>>>
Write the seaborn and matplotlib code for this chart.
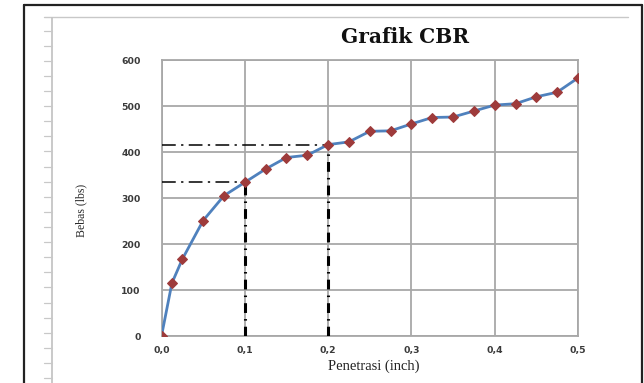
import matplotlib
matplotlib.use("Agg")
import matplotlib.pyplot as plt
from matplotlib.lines import Line2D
import pandas as pd
import seaborn as sns

# CBR test readings: penetration (inch) versus load (lbs)
penetrasi = [0.0, 0.0125, 0.025, 0.05, 0.075, 0.1, 0.125, 0.15, 0.175, 0.2,
             0.225, 0.25, 0.275, 0.3, 0.325, 0.35, 0.375, 0.4, 0.425, 0.45,
             0.475, 0.5]
beban = [0, 115, 167, 251, 305, 334, 363, 388, 393, 416,
         422, 445, 446, 461, 475, 476, 489, 502, 505, 520,
         530, 561]

# reference penetrations
ref_penetrasi = [0.1, 0.2]

x_ticks = [0.0, 0.1, 0.2, 0.3, 0.4, 0.5]
x_tick_labels = ["0,0", "0,1", "0,2", "0,3", "0,4", "0,5"]
y_ticks = [0, 100, 200, 300, 400, 500, 600]

df = pd.DataFrame({"Penetrasi": penetrasi, "Beban": beban})

sns.set_style("white")
plt.rcParams["font.family"] = ["DejaVu Sans"]

W, H = 644, 383
fig = plt.figure(figsize=(W / 100, H / 100), dpi=100)

# page decorations around the chart
def fx(px):
    return px / W

def fy(py):
    return 1 - py / H

fig.add_artist(Line2D([fx(24), fx(24)], [fy(5), fy(383)], color="#222222", lw=1.6))
fig.add_artist(Line2D([fx(642), fx(642)], [fy(5), fy(383)], color="#222222", lw=1.6))
fig.add_artist(Line2D([fx(24), fx(642)], [fy(5), fy(5)], color="#222222", lw=1.6))
fig.add_artist(Line2D([fx(44), fx(628)], [fy(17), fy(17)], color="#c8c8c8", lw=1.0))
fig.add_artist(Line2D([fx(52), fx(52)], [fy(18), fy(383)], color="#c0c0c0", lw=1.2))
yy = 30.7
while yy < 383:
    fig.add_artist(Line2D([fx(44), fx(52)], [fy(yy), fy(yy)], color="#c8c8c8", lw=0.9))
    yy += 15.1

x0, x1 = 161.5, 578
y0, y1 = 336, 60
ax = fig.add_axes([fx(x0), fy(y0), fx(x1) - fx(x0), (y0 - y1) / H])

sns.lineplot(data=df, x="Penetrasi", y="Beban", ax=ax, color="#4f81bd",
             lw=2.0, marker="D", markersize=5.5, markerfacecolor="#9e3b3b",
             markeredgecolor="#9e3b3b", zorder=4)

# dash-dot guides from the axes to the curve at 0.1 and 0.2 inch
for rx in ref_penetrasi:
    ry = beban[penetrasi.index(rx)]
    ax.hlines(ry, 0, rx, colors="black", lw=1.1,
              linestyles=[(0, (9, 3.5, 1.5, 3.5))], zorder=3)
    ax.vlines(rx, 0, ry, colors="black", lw=2.2,
              linestyles=[(0, (3.2, 2.0, 0.5, 2.0))], zorder=3)

ax.set_xlim(0, 0.5)
ax.set_ylim(0, 600)
ax.set_xticks(x_ticks)
ax.set_xticklabels(x_tick_labels)
ax.set_yticks(y_ticks)
ax.grid(True, color="#a8a8a8", lw=1.3)
ax.set_axisbelow(True)
for s in ax.spines.values():
    s.set_color("#a8a8a8")
    s.set_linewidth(1.3)
ax.tick_params(axis="both", colors="#a8a8a8", labelcolor="#3a3a3a",
               labelsize=6.7, width=1.1)
ax.tick_params(axis="y", length=4, pad=11)
ax.tick_params(axis="x", length=3, pad=4)
for lab in ax.get_xticklabels() + ax.get_yticklabels():
    lab.set_fontweight("bold")
ax.set_xlabel("")
ax.set_ylabel("")

fig.text(fx(405), fy(37), "Grafik CBR", ha="center", va="center",
         family=["DejaVu Serif"], fontweight="bold", fontsize=14.5,
         color="#111111")
fig.text(fx(374), fy(366), "Penetrasi (inch)", ha="center", va="center",
         family=["Liberation Serif"], fontsize=10.5, color="#222222")
fig.text(fx(81), fy(210), "Bebas (lbs)", ha="center", va="center",
         rotation=90, family=["Liberation Sans Narrow", "Liberation Serif"],
         fontsize=8.5, color="#2a2a2a")

fig.savefig("out.png", dpi=100)
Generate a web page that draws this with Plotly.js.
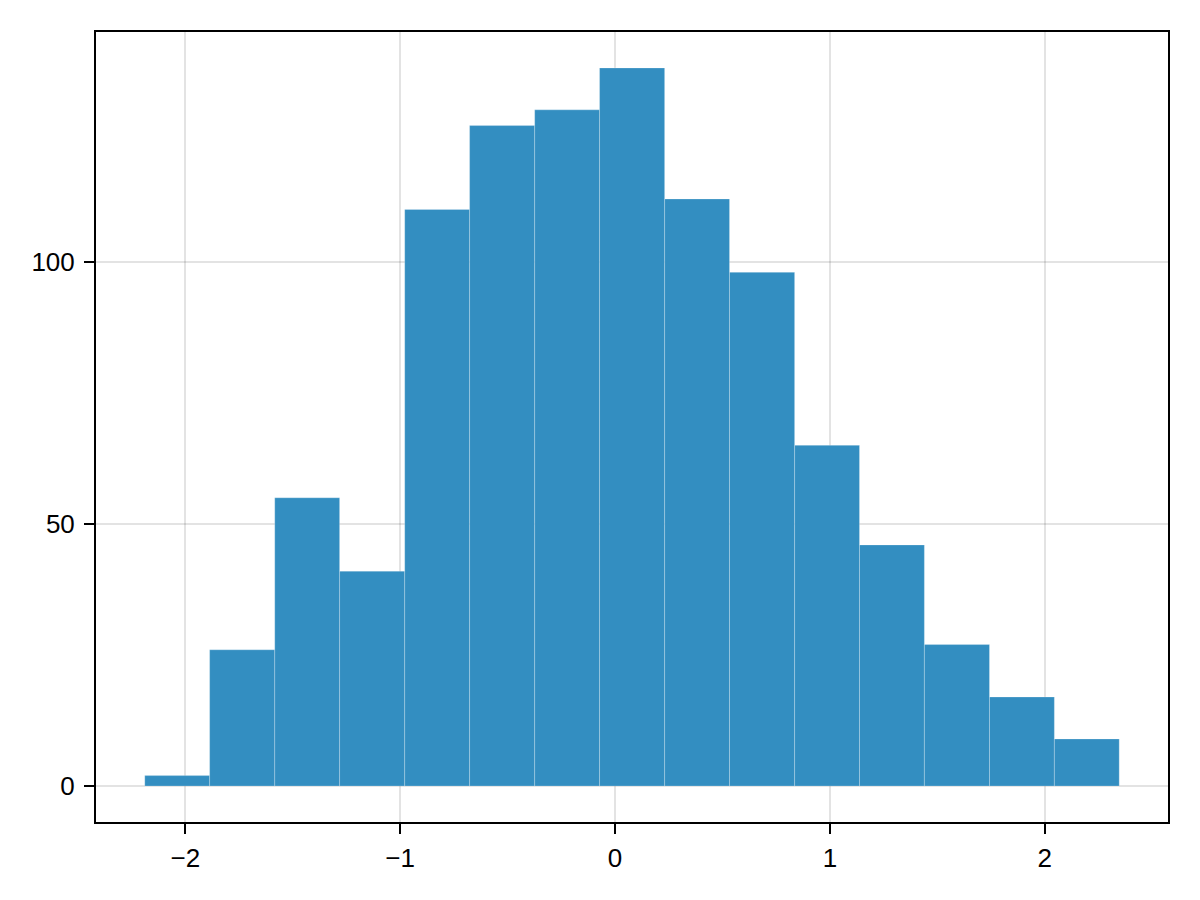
<!DOCTYPE html>
<html>
<head>
<meta charset="utf-8">
<script src="https://cdn.plot.ly/plotly-3.0.1.min.js"></script>
<style>
  html, body { margin: 0; padding: 0; background: #fff; }
  #chart { width: 1200px; height: 900px; }
</style>
</head>
<body>
<div id="chart"></div>
<script>
// bin edges and counts
const binEdges = [-2.189, -1.887, -1.584, -1.282, -0.979, -0.677, -0.374, -0.072,
                  0.231, 0.533, 0.836, 1.138, 1.440, 1.743, 2.045, 2.347];
const counts = [2, 26, 55, 41, 110, 126, 129, 137, 112, 98, 65, 46, 27, 17, 9];
const xTicks = [-2, -1, 0, 1, 2];
const yTicks = [0, 50, 100];

const centers = counts.map((_, i) => (binEdges[i] + binEdges[i + 1]) / 2);
const widths = counts.map((_, i) => binEdges[i + 1] - binEdges[i]);

const trace = {
  type: 'bar',
  x: centers,
  y: counts,
  width: widths,
  marker: {
    color: 'rgb(51,142,193)',
    line: { color: 'rgba(255,255,255,0.3)', width: 0.8 }
  },
  hoverinfo: 'x+y'
};

const axisCommon = {
  showline: true,
  mirror: true,
  linecolor: '#000',
  linewidth: 2,
  showgrid: true,
  gridcolor: 'rgba(0,0,0,0.11)',
  gridwidth: 2,
  zeroline: false,
  ticks: 'outside',
  ticklen: 10,
  tickwidth: 2,
  tickcolor: '#000',
  tickfont: { family: 'Liberation Sans, Arial, sans-serif', size: 26, color: '#000' },
  tickmode: 'array'
};

const layout = {
  width: 1200,
  height: 900,
  margin: { l: 96, r: 32, t: 32, b: 78 },
  paper_bgcolor: '#fff',
  plot_bgcolor: '#fff',
  showlegend: false,
  bargap: 0,
  xaxis: Object.assign({}, axisCommon, {
    range: [-2.416, 2.574],
    tickvals: xTicks,
    ticktext: xTicks.map(v => String(v).replace('-', '\u2212')),
    ticklabelstandoff: 2
  }),
  yaxis: Object.assign({}, axisCommon, {
    range: [-6.85, 143.85],
    tickvals: yTicks,
    ticktext: yTicks.map(String),
    ticklabelstandoff: 4
  })
};

Plotly.newPlot('chart', [trace], layout, { displayModeBar: false, staticPlot: true });
</script>
</body>
</html>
<<<
* EXERCISE BRIEF *
Repeat the lines above, starting at the first and stopping after the line that holds "import seaborn as sns", with the pictures left out.

* THE COMPLETED TASK *
Write the seaborn and matplotlib code for this chart.
import matplotlib
matplotlib.use("Agg")
import matplotlib.pyplot as plt
from matplotlib.lines import Line2D
import pandas as pd
import seaborn as sns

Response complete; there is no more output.